Ayant depuis début janvier mon iPod touch, je découvre cette magnifique "machine".
Tout de même, j'ai deux petits soucis:

1-A chaque fois que je me connecte à Vimeo pour regarder une vidéo, au lieu d'avoir la vidéo, j'ai une espèce de long code kilométrique ! Et puis quelques secondes plus tard, Safari Mobile se plante et se ferme...

2-J'ai également un petit souci avec l'application MacG Mobile et plus particulièrement avec la partie "Forum". Je n'ai plus la possibilité de me déconnecter!

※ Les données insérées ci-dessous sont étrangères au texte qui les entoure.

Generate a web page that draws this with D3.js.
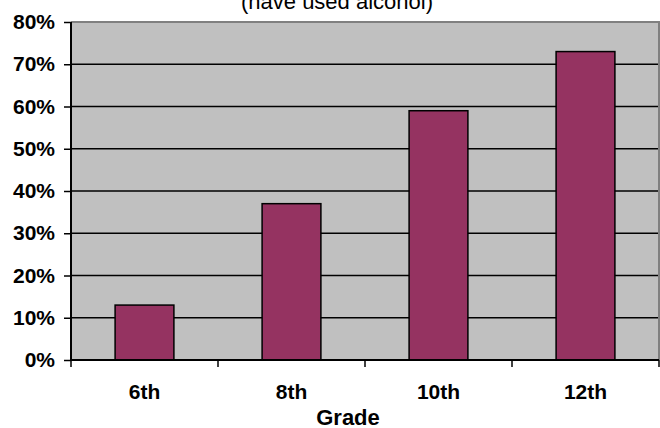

Le bouton "Déconnexion" se "cache" derrière la barre du dessous. A chaque fois que je veux l'atteindre, ça "scrolle".

Avez-vous ces mêmes soucis ?

A bientôt,
alloja


----------



## Gwen (27 Janvier 2010)

Pour vidéo, c'est normal, leur site est en FLASH ce qui n'est pas supporté par l'iPhone.


----------



## alloja (28 Janvier 2010)

gwen a dit:


> Pour vidéo, c'est normal, leur site est en FLASH ce qui n'est pas supporté par l'iPhone.


Salut Gwen,

Je pensais que comme ils avaient fait une version mobile de leur site, ils auraient adapté leurs vidéos (un peu comme YouTube et DailyMotion) mais bon...

Je comprends mieux, maintenant !

Aussi non, quelqu'un a-t-il le même souci que moi sur l'app MacG Mobile ?

A bientôt,
alloja


----------



## alloja (6 Mars 2010)

Bon ben, depuis la dernière version de MacG Mobile, le problème est résolu !


----------